Writing books and rubbing elbows with other authors throughout the years has been educational, and I am so grateful that I want to pay forward. And the English language is so fascinating to me.

For instance there was a time when I didn’t know when to use “If I were…” or “If I was…” Marilyn Pappano taught me the difference!

Use the word were if you are comparing something to the subject that could never be. Like, let’s use the phrase, If I were you. I could never be you, so that’s when I would use the word were. Think of the song If I were a hammer, I’d hammer in the morning; I’d hammer in the evening, all over this land, etc. No, you couldn’t actually become a hammer, so in that instance the word were is appropriate. Now, what about the sentence, If I were honest, I’d tell you the truth right now. Is that correct? No, not really because I could be honest if I chose to be. The correct way to say it would be If I was honest…. What about this:

“If I was skinnier, I’d get in the dumb waiter and be able to ride up and down in it.”

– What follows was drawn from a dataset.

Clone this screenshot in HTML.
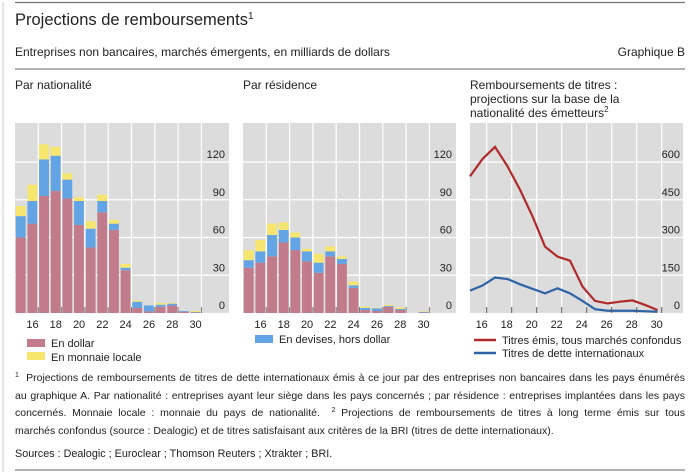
<!DOCTYPE html>
<html><head><meta charset="utf-8"><style>
body{margin:0;width:700px;height:475px;background:#fff;font-family:"Liberation Sans",sans-serif;position:relative;overflow:hidden}
svg{position:absolute;left:0;top:0}
#fn{position:absolute;left:15px;top:370px;width:670px;font-size:10.5px;line-height:17.5px;color:#222}
#fn div{white-space:nowrap;text-align:justify;text-align-last:justify}
#fn div.last{text-align-last:left}
#fn sup{font-size:7px;line-height:0;vertical-align:0;position:relative;top:-4px}
#src{position:absolute;left:15px;top:448px;font-size:10.8px;color:#222}
</style></head><body>
<svg id="s" width="700" height="475">
<line x1="3" y1="2" x2="3" y2="472" stroke="#ccc"/>
<line x1="15" y1="2.5" x2="685" y2="2.5" stroke="#777" stroke-width="1.2"/>
<line x1="15" y1="69" x2="685" y2="69" stroke="#999" stroke-width="1.5"/>
<line x1="15" y1="470" x2="685" y2="470" stroke="#999" stroke-width="1.5"/>
<text x="15" y="25" font-size="16.5" fill="#222">Projections de remboursements<tspan font-size="10" dy="-6">1</tspan></text>
<text x="15" y="56" font-size="12" fill="#222">Entreprises non bancaires, marchés émergents, en milliards de dollars</text>
<text x="685" y="56" font-size="12" fill="#222" text-anchor="end">Graphique B</text>
<text x="15" y="89" font-size="12" fill="#222">Par nationalité</text>
<text x="243" y="89" font-size="12" fill="#222">Par résidence</text>
<text x="470" y="89" font-size="12" fill="#222">Remboursements de titres :</text>
<text x="470" y="103" font-size="12" fill="#222">projections sur la base de la</text>
<text x="470" y="117" font-size="12" fill="#222">nationalité des émetteurs<tspan font-size="8" dy="-5">2</tspan></text>
<g id="g1"></g>
<g id="g2"></g>
<g id="g3"></g>
<g font-size="11" fill="#222">
<rect x="27" y="339" width="18" height="8" fill="#c17b8a"/><text x="51" y="347">En dollar</text>
<rect x="27" y="352" width="18" height="8" fill="#f7e66e"/><text x="51" y="361">En monnaie locale</text>
<rect x="255" y="335" width="18" height="8" fill="#62a4e4"/><text x="279" y="343">En devises, hors dollar</text>
<line x1="474" y1="340" x2="496" y2="340" stroke="#b02a2a" stroke-width="2.5"/><text x="502" y="344">Titres émis, tous marchés confondus</text>
<line x1="474" y1="353" x2="496" y2="353" stroke="#2f63a6" stroke-width="2.5"/><text x="502" y="357">Titres de dette internationaux</text>
</g>
</svg>
<div id="fn">
<div><sup>1</sup>&nbsp; Projections de remboursements de titres de dette internationaux émis à ce jour par des entreprises non bancaires dans les pays énumérés</div>
<div>au graphique A. Par nationalité : entreprises ayant leur siège dans les pays concernés ; par résidence : entreprises implantées dans les pays</div>
<div>concernés. Monnaie locale : monnaie du pays de nationalité.&nbsp; <sup>2</sup>&nbsp;Projections de remboursements de titres à long terme émis sur tous</div>
<div class="last">marchés confondus (source : Dealogic) et de titres satisfaisant aux critères de la BRI (titres de dette internationaux).</div>
</div>
<div id="src">Sources : Dealogic ; Euroclear ; Thomson Reuters ; Xtrakter ; BRI.</div>
<script>
const years=[15,16,17,18,19,20,21,22,23,24,25,26,27,28,29,30];
const natDollar=[60,71,93,97,91,70,52,80,66,34,4,1.3,5,6,1,0.5];
const natOther=[17,18,29,28,15,19,15,9,5,2,5,4.7,1.6,1.4,0.6,0.3];
const natLocal=[8,13,12,7,5,3,6,5,3,3,1,0,1.4,0.6,0,0.8];
const resDollar=[36,40,45,56,50,41,32,45,39,20,2.4,1.6,5,2.4,0,0.4];
const resOther=[6,9,17,10,10,8,8,4,4,2,1.6,2.1,0.6,0.8,0,0.5];
const resLocal=[8,9,9,6,4,2,7,4,2,3,1,0.3,0.8,1.1,0,0.4];
const lineYears=[15,16,17,18,19,20,21,22,23,24,25,26,27,28,29,30];
const allMarkets=[543,612,660,583,490,384,264,224,208,105,48,38,45,50,32,12];
const intlDebt=[89,109,141,135,114,96,78,98,78,48,15,9,9,9,7,5];
const barTicks=[0,30,60,90,120];
const lineTicks=[0,150,300,450,600];
const xLabels=[16,18,20,22,24,26,28,30];
const NS="http://www.w3.org/2000/svg";
const TOP=123,ZERO=313;
function mk(g,t,a){const e=document.createElementNS(NS,t);for(const k in a)e.setAttribute(k,a[k]);g.appendChild(e);return e;}
function frame(g,x0,x1,ticks,ymax){
  const y=v=>ZERO-v/ymax*(ZERO-162);
  mk(g,'rect',{x:x0,y:TOP,width:x1-x0,height:ZERO-TOP,fill:'#dcdcdc'});
  ticks.forEach(t=>{if(t>0)mk(g,'line',{x1:x0,x2:x1,y1:y(t),y2:y(t),stroke:'#fff','stroke-width':1.2});});
  mk(g,'line',{x1:x0,x2:x1,y1:ZERO+0.5,y2:ZERO+0.5,stroke:'#fff','stroke-width':1.2});
  return y;
}
function yLabels(g,x1,ticks,y){
  ticks.forEach(t=>{const tx=mk(g,'text',{x:x1-4,y:y(t)-4,'font-size':11,'text-anchor':'end',fill:'#222'});tx.textContent=t;
    
    });
}
function bars(id,x0,x1,d,o,l){
  const g=document.getElementById(id);
  const y=frame(g,x0,x1,barTicks,120);
  const slot=11.65,x=yr=>x0+(yr-15)*slot;
  for(let yr=17;yr<=31;yr+=2)mk(g,'line',{x1:x(yr),x2:x(yr),y1:TOP,y2:ZERO,stroke:'#fff','stroke-width':1.2});
  years.forEach((yr,i)=>{
    let base=0;[[d,'#c17b8a'],[o,'#62a4e4'],[l,'#f7e66e']].forEach(([arr,c])=>{
      const v=arr[i];if(v>0){const r=mk(g,'rect',{x:x(yr)+0.8,y:y(base+v),width:slot-1.8,height:y(base)-y(base+v),fill:c});
      
      }base+=v;});
  });
  yLabels(g,x1,barTicks,y);
  for(let yr=17;yr<=31;yr+=2)mk(g,'line',{x1:x(yr),x2:x(yr),y1:ZERO-6,y2:ZERO,stroke:'#777','stroke-width':1});
  xLabels.forEach(v=>{const t=mk(g,'text',{x:x(v)+slot/2,y:ZERO+15,'font-size':11,'text-anchor':'middle',fill:'#222'});t.textContent=v;
    
    });
}
bars('g1',15,229,natDollar,natOther,natLocal);
bars('g2',243,456,resDollar,resOther,resLocal);
(function(){
  const g=document.getElementById('g3');const x0=470,x1=683;
  const y=frame(g,x0,x1,lineTicks,600);
  const x=yr=>x0+(yr-15)*12.5;
  for(let k=0;k<8;k++){const xx=x0+16.7+25*k;mk(g,'line',{x1:xx,x2:xx,y1:TOP,y2:ZERO,stroke:'#fff','stroke-width':1.2});}
  [[allMarkets,'#b02a2a','line-all-markets'],[intlDebt,'#2f63a6','line-intl-debt']].forEach(([arr,c,n])=>{
    const p=mk(g,'polyline',{points:arr.map((v,i)=>x(lineYears[i])+','+y(v)).join(' '),fill:'none',stroke:c,'stroke-width':2.2});
    
    
  });
  yLabels(g,x1+1,lineTicks,y);
  for(let k=0;k<8;k++){const xx=x0+16.7+25*k;mk(g,'line',{x1:xx,x2:xx,y1:ZERO-6,y2:ZERO,stroke:'#555','stroke-width':1});}
  xLabels.forEach((v,k)=>{const t=mk(g,'text',{x:x0+11.7+25*k,y:ZERO+15,'font-size':11,'text-anchor':'middle',fill:'#222'});t.textContent=v;
    
    });
})();
</script>
</body></html>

Is that correct? Could I become skinnier? Yes, if I lost weight. But what about this sentence:

“If I was taller, I could reach that tree limb.”

Is it possible for me to grow taller? No, I’m an adult and my growing has stopped. So in this case I would have to say,

“If I were taller….”

So, whenever you start a sentence with “If” and do a comparison, think about whether or not it could actually happen to decide whether to use “was” or “were.”